Given exercise
Would you extract the whole listing below and retype it exactly?

**** Provided data ****

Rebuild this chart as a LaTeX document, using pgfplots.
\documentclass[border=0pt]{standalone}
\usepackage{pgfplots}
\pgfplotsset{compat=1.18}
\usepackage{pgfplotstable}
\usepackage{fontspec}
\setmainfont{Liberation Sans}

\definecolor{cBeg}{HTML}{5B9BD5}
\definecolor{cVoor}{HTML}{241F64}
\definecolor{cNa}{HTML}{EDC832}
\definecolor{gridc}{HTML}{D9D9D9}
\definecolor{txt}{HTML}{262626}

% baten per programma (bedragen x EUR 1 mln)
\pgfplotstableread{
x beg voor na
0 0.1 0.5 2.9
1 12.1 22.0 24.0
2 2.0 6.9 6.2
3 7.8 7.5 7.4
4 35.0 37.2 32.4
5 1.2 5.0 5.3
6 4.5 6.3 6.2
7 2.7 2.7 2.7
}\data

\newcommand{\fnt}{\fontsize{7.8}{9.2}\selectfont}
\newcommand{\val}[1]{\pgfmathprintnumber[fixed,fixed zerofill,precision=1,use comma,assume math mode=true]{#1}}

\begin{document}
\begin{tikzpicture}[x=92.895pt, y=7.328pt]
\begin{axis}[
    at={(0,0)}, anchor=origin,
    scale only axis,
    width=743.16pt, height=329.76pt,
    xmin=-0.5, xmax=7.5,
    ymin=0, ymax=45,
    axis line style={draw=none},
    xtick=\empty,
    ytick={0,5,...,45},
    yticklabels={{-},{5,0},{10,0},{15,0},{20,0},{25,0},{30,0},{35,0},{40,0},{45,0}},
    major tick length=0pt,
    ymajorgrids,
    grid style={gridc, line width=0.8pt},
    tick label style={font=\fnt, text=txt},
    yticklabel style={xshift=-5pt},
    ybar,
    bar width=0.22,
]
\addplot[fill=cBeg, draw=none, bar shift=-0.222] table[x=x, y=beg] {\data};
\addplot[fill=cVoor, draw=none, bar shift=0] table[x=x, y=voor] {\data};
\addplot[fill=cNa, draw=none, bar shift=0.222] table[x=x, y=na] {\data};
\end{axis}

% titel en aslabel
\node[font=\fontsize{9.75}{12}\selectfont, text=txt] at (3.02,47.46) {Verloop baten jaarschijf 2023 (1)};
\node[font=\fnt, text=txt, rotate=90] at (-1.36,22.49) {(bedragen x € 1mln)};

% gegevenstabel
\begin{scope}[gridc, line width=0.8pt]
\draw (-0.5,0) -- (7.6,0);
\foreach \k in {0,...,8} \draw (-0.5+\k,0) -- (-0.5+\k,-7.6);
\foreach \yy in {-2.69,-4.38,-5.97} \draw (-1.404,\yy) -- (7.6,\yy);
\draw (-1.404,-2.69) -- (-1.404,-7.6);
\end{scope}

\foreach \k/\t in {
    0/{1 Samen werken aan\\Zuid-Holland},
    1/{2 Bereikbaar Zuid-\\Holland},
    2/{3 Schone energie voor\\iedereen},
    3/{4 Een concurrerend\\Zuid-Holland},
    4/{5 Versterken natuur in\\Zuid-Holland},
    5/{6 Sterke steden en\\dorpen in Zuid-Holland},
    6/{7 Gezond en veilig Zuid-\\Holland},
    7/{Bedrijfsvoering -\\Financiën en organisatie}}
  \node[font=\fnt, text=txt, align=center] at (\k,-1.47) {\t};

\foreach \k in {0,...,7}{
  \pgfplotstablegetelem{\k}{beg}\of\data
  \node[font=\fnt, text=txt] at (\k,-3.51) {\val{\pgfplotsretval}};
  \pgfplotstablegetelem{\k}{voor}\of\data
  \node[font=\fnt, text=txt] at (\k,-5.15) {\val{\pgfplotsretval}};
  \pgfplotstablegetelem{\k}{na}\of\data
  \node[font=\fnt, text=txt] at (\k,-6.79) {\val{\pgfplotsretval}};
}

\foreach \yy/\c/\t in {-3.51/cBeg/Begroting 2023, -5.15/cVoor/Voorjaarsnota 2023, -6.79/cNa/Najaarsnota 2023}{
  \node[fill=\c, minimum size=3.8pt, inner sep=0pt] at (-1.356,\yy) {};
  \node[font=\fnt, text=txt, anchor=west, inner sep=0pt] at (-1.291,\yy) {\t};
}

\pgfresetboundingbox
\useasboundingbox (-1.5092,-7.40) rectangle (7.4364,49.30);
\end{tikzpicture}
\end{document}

****

Answer to the problem
Rebuild this chart as a LaTeX document, using pgfplots.
\documentclass[border=0pt]{standalone}
\usepackage{pgfplots}
\pgfplotsset{compat=1.18}
\usepackage{pgfplotstable}
\usepackage{fontspec}
\setmainfont{Liberation Sans}

\definecolor{cBeg}{HTML}{5B9BD5}
\definecolor{cVoor}{HTML}{241F64}
\definecolor{cNa}{HTML}{EDC832}
\definecolor{gridc}{HTML}{D9D9D9}
\definecolor{txt}{HTML}{262626}

% baten per programma (bedragen x EUR 1 mln)
\pgfplotstableread{
x beg voor na
0 0.1 0.5 2.9
1 12.1 22.0 24.0
2 2.0 6.9 6.2
3 7.8 7.5 7.4
4 35.0 37.2 32.4
5 1.2 5.0 5.3
6 4.5 6.3 6.2
7 2.7 2.7 2.7
}\data

\newcommand{\fnt}{\fontsize{7.8}{9.2}\selectfont}
\newcommand{\val}[1]{\pgfmathprintnumber[fixed,fixed zerofill,precision=1,use comma,assume math mode=true]{#1}}

\begin{document}
\begin{tikzpicture}[x=92.895pt, y=7.328pt]
\begin{axis}[
    at={(0,0)}, anchor=origin,
    scale only axis,
    width=743.16pt, height=329.76pt,
    xmin=-0.5, xmax=7.5,
    ymin=0, ymax=45,
    axis line style={draw=none},
    xtick=\empty,
    ytick={0,5,...,45},
    yticklabels={{-},{5,0},{10,0},{15,0},{20,0},{25,0},{30,0},{35,0},{40,0},{45,0}},
    major tick length=0pt,
    ymajorgrids,
    grid style={gridc, line width=0.8pt},
    tick label style={font=\fnt, text=txt},
    yticklabel style={xshift=-5pt},
    ybar,
    bar width=0.22,
]
\addplot[fill=cBeg, draw=none, bar shift=-0.222] table[x=x, y=beg] {\data};
\addplot[fill=cVoor, draw=none, bar shift=0] table[x=x, y=voor] {\data};
\addplot[fill=cNa, draw=none, bar shift=0.222] table[x=x, y=na] {\data};
\end{axis}

% titel en aslabel
\node[font=\fontsize{9.75}{12}\selectfont, text=txt] at (3.02,47.46) {Verloop baten jaarschijf 2023 (1)};
\node[font=\fnt, text=txt, rotate=90] at (-1.36,22.49) {(bedragen x € 1mln)};

% gegevenstabel
\begin{scope}[gridc, line width=0.8pt]
\draw (-0.5,0) -- (7.6,0);
\foreach \k in {0,...,8} \draw (-0.5+\k,0) -- (-0.5+\k,-7.6);
\foreach \yy in {-2.69,-4.38,-5.97} \draw (-1.404,\yy) -- (7.6,\yy);
\draw (-1.404,-2.69) -- (-1.404,-7.6);
\end{scope}

\foreach \k/\t in {
    0/{1 Samen werken aan\\Zuid-Holland},
    1/{2 Bereikbaar Zuid-\\Holland},
    2/{3 Schone energie voor\\iedereen},
    3/{4 Een concurrerend\\Zuid-Holland},
    4/{5 Versterken natuur in\\Zuid-Holland},
    5/{6 Sterke steden en\\dorpen in Zuid-Holland},
    6/{7 Gezond en veilig Zuid-\\Holland},
    7/{Bedrijfsvoering -\\Financiën en organisatie}}
  \node[font=\fnt, text=txt, align=center] at (\k,-1.47) {\t};

\foreach \k in {0,...,7}{
  \pgfplotstablegetelem{\k}{beg}\of\data
  \node[font=\fnt, text=txt] at (\k,-3.51) {\val{\pgfplotsretval}};
  \pgfplotstablegetelem{\k}{voor}\of\data
  \node[font=\fnt, text=txt] at (\k,-5.15) {\val{\pgfplotsretval}};
  \pgfplotstablegetelem{\k}{na}\of\data
  \node[font=\fnt, text=txt] at (\k,-6.79) {\val{\pgfplotsretval}};
}

\foreach \yy/\c/\t in {-3.51/cBeg/Begroting 2023, -5.15/cVoor/Voorjaarsnota 2023, -6.79/cNa/Najaarsnota 2023}{
  \node[fill=\c, minimum size=3.8pt, inner sep=0pt] at (-1.356,\yy) {};
  \node[font=\fnt, text=txt, anchor=west, inner sep=0pt] at (-1.291,\yy) {\t};
}

\pgfresetboundingbox
\useasboundingbox (-1.5092,-7.40) rectangle (7.4364,49.30);
\end{tikzpicture}
\end{document}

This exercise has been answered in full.